Friday, January 28, 2011

Miss Patterson

Beginning Ceramics

Clay is an ancient medium that began as a means to create functional objects used in everyday life, and has evolved to become one of the most beautiful forms of artistic expression. In this class, you will have the opportunity to explore your creativity through the form and function of ceramics. I encourage you to take risks and develop your personal style throughout the semester.

In this class, we will study the beginning techniques of pinching, coiling and slab building. We will also practice beginning skills on the wheel. In addition to the class work, you will have weekly assignments reinforcing the techniques we are studying.
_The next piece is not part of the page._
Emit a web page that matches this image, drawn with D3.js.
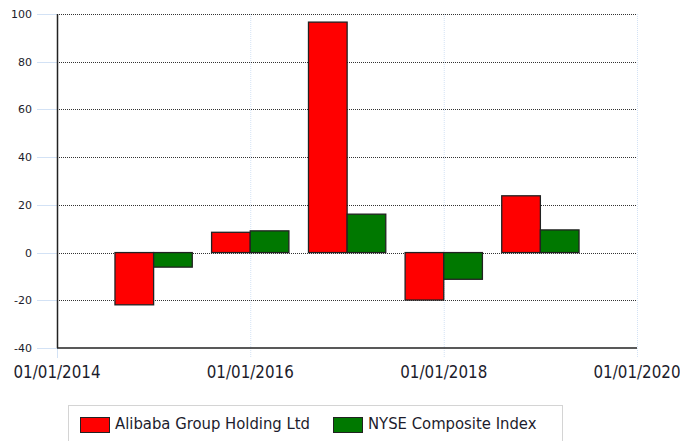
<!DOCTYPE html>
<html>
<head>
<meta charset="utf-8">
<script src="https://cdn.jsdelivr.net/npm/d3@7"></script>
<style>
  body { margin: 0; background: #fff; }
  svg { display: block; }
</style>
</head>
<body>
<script>
// data (yearly % change)
const periods = ['2015-01-01', '2016-01-01', '2017-01-01', '2018-01-01', '2019-01-01'];
const alibaba = [-21.9, 8.5, 96.6, -19.9, 23.8];
const nyse = [-6.1, 9.1, 16.1, -11.2, 9.5];
const seriesNames = ['Alibaba Group Holding Ltd', 'NYSE Composite Index'];
const seriesColors = ['#ff0000', '#007800'];
const yTicks = [-40, -20, 0, 20, 40, 60, 80, 100];
const xTicks = ['2014-01-01', '2016-01-01', '2018-01-01', '2020-01-01'];

const W = 680, H = 441;
const margin = { top: 14, right: 43, bottom: 93, left: 57 };
const width = W - margin.left - margin.right,
  height = H - margin.top - margin.bottom;

const parse = d3.utcParse('%Y-%m-%d');
const fmt = d3.utcFormat('%m/%d/%Y');

const svg = d3.select('body').append('svg')
  .attr('width', W)
  .attr('height', H);

const g = svg.append('g')
  .attr('transform', 'translate(' + margin.left + ',' + margin.top + ')');

const x = d3.scaleUtc()
  .domain([parse('2014-01-01'), parse('2020-01-01')])
  .range([0, width]);

const y = d3.scaleLinear()
  .domain([-40, 100])
  .range([height, 0]);

// vertical light blue grid
g.append('g').selectAll('line')
  .data(xTicks.slice(1))
  .enter().append('line')
  .attr('x1', d => x(parse(d)) + 0.5)
  .attr('x2', d => x(parse(d)) + 0.5)
  .attr('y1', 0)
  .attr('y2', height + 10)
  .attr('stroke', '#d3e2f5')
  .attr('stroke-dasharray', '1,1');

// x tick mark below axis at the origin
g.append('g').selectAll('line')
  .data(xTicks.slice(0, 1))
  .enter().append('line')
  .attr('x1', d => x(parse(d)) + 0.5)
  .attr('x2', d => x(parse(d)) + 0.5)
  .attr('y1', height)
  .attr('y2', height + 10)
  .attr('stroke', '#d3e2f5');

// horizontal dotted grid
g.append('g').selectAll('line')
  .data(yTicks.filter(d => d > -40))
  .enter().append('line')
  .attr('x1', 0)
  .attr('x2', width)
  .attr('y1', d => Math.round(y(d)) + 0.5)
  .attr('y2', d => Math.round(y(d)) + 0.5)
  .attr('stroke', '#333')
  .attr('stroke-dasharray', '1,1');

// y ticks + labels
const yAxis = g.append('g');
yAxis.selectAll('line')
  .data(yTicks)
  .enter().append('line')
  .attr('x1', -20)
  .attr('x2', 0)
  .attr('y1', d => Math.round(y(d)) + 0.5)
  .attr('y2', d => Math.round(y(d)) + 0.5)
  .attr('stroke', '#d3e2f5');
yAxis.selectAll('text')
  .data(yTicks)
  .enter().append('text')
  .attr('x', -25)
  .attr('y', d => y(d))
  .attr('dy', '0.36em')
  .attr('text-anchor', 'end')
  .attr('font-family', 'DejaVu Sans, Verdana, sans-serif')
  .attr('font-size', 11)
  .attr('fill', '#1c1c2c')
  .text(d => d);

// x labels
g.append('g').selectAll('text')
  .data(xTicks)
  .enter().append('text')
  .attr('x', d => x(parse(d)))
  .attr('y', height + 30)
  .attr('text-anchor', 'middle')
  .attr('font-family', 'DejaVu Sans Condensed, DejaVu Sans, sans-serif')
  .attr('font-stretch', 'condensed')
  .attr('font-size', 16.8)
  .attr('fill', '#1c1c2c')
  .text(d => fmt(parse(d)));

// bars
const yearW = x(parse('2016-01-01')) - x(parse('2015-01-01'));
const bw = yearW * 0.4;
[alibaba, nyse].forEach((vals, si) => {
  g.append('g').selectAll('rect')
    .data(vals)
    .enter().append('rect')
    .attr('x', (d, i) => x(parse(periods[i])) + (si === 0 ? -bw : 0))
    .attr('y', d => y(Math.max(0, d)))
    .attr('width', bw)
    .attr('height', d => Math.abs(y(d) - y(0)))
    .attr('fill', seriesColors[si])
    .attr('stroke', '#222')
    .attr('stroke-width', 1.3);
});

// axis lines
g.append('line')
  .attr('x1', 0.5).attr('x2', 0.5)
  .attr('y1', 0).attr('y2', height)
  .attr('stroke', '#222').attr('stroke-width', 1.5);
g.append('line')
  .attr('x1', 0).attr('x2', width)
  .attr('y1', height).attr('y2', height)
  .attr('stroke', '#222').attr('stroke-width', 1.5);

// legend
const legend = svg.append('g');
legend.append('rect')
  .attr('x', 68.5).attr('y', 405.5)
  .attr('width', 494).attr('height', 45)
  .attr('fill', '#fff')
  .attr('stroke', '#d4d4d4');
const legX = [80, 333];
seriesNames.forEach((name, i) => {
  legend.append('rect')
    .attr('x', legX[i] + 0.5).attr('y', 417.5)
    .attr('width', 29).attr('height', 15)
    .attr('fill', seriesColors[i])
    .attr('stroke', '#222');
  legend.append('text')
    .attr('x', legX[i] + 35)
    .attr('y', 429)
    .attr('font-family', 'DejaVu Sans Condensed, DejaVu Sans, sans-serif')
    .attr('font-stretch', 'condensed')
    .attr('font-size', 16.5)
    .attr('fill', '#1c1c2c')
    .text(name);
});
</script>
</body>
</html>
For this class you will need:

a shoebox to store clay and projects in (I have some used ones, or you can get your own)

a notebook to record outside assignments and sketch project ideas (lined, blank, leftover from Foundations…)

three plastic bags to wrap clay in--small trash bags and gallon-sized Ziploc bags work well

soap, hand lotion or tissues to contribute to the classroom

These items are due Friday, January 28th!


Your projects will be graded by the execution of the technique studied, the glaze or finish, and your written feedback on the grading sheet. You are responsible for any assignments written on the board, so check it daily! Your overall grade will be a combination of your projects, outside assignments, and effort.


Keeping this room clean is a matter of safety. Each artist is responsible for their own workspace as well as a weekly studio job, which will help with the general maintenance of the studio space. Completion of your cleanup jobs will factor into your effort grade.


*You will show up on time and remain in class until the bell rings. If you need to leave, tell me. Lining up at the door before the bell shows me that you have extra time to do more cleaning!

*You will work on projects throughout the class, and clean up well every day. Your effort grade is heavily based upon everyday work habits, so make them good. No non-enrolled students are allowed in the room during class time.

*No food or drink in the room. It is unhealthy to eat in this room due to the nature of the materials we use, and this also avoids messes in the workspace.

*No Ipods or cell phones during class. This is a school rule as well as my own rule—these devices are distracting and antisocial, making it difficult for me to teach and for you to learn.

*Respect the kilns! They are almost always running, and they get very hot. Please be careful when bringing work into the kiln room

*Respect each other. Remember the Golden Rule? Your language and attitude create the atmosphere in our classroom, and make it a comfortable place to be. If you can speak in a respectful way and manage your time well while you are in this class, you will do well this semester.

Monday, January 3, 2011

Artist Study * Mini-Research Paper

Due Friday, January 14th

For this paper, you will find a ceramic artist whose work you are particularly drawn to…look online, in books or magazines for inspiration. The artist can be contemporary, meaning they are alive and creating ceramic art today, or they can be from any point in history.

Print out or photocopy at least two images of your chosen artist’s work. These photos will be passed in with your paper.

The paper will be a summary of the artist’s bio as well as why you chose them and what specifically you admire about their work. This should be about 1 page: make sure you include all the information below!

-who the artist is

-important dates: birth, death (if applicable), when they were creating artwork

-where they are from, where they work(ed)

-what specific techniques do they use? types of clay/glazes, type of kiln/firing process

*hint: when you see a word you do not recognize, ex. “raku”, look it up in Google or Wikipedia and describe that in your paper!

-why you chose this artist: what drew you to their work? why do you admire this person, what about your knowledge of ceramics makes them particularly interesting?

-what connections can you make between this person’s work and your own ceramic work? are the two similar in style, concept, form or finish? or are they very different—and how did the similarities/differences influence your decision to choose this artist in particular?

Please use complete sentences, type the paper and print it out to pass it in….remember that the content is more important than the length of the paper!

HOMEWORK DUE FRIDAY JANUARY 7TH: bring in your two printed pictures and the name of your artist so I know you have begun the research process! This will count as your 2nd homework assignment for qtr. 2. Check plus for early pass-ins, full credit for on time, partial credit for late pass-ins.

Luminary: a body that gives light, especially one of the celestial bodies (Merriam-Webster’s online dictionary)

Our ceramic luminaries will be box forms that enclose a candle, have a lid, and let out light through a series of pierced decorations.

Tie the visual theme of your luminary to a dream ...which could have occurred during sleep, or may be a wish or want while awake.

For example: a dream about flying over a city could be represented in your imagery, or you may wish to show what you wish to become after college!

Create a challenging geometric form with your slabs. Make a paper template before beginning. Control dry slabs to leather hard, bevel edges and slip and score well!

Use piercing in a thoughtful and meaningful manner: piercing should enhance and fit with the overall theme.

Use a color scheme with surface decoration that is well chosen and well applied.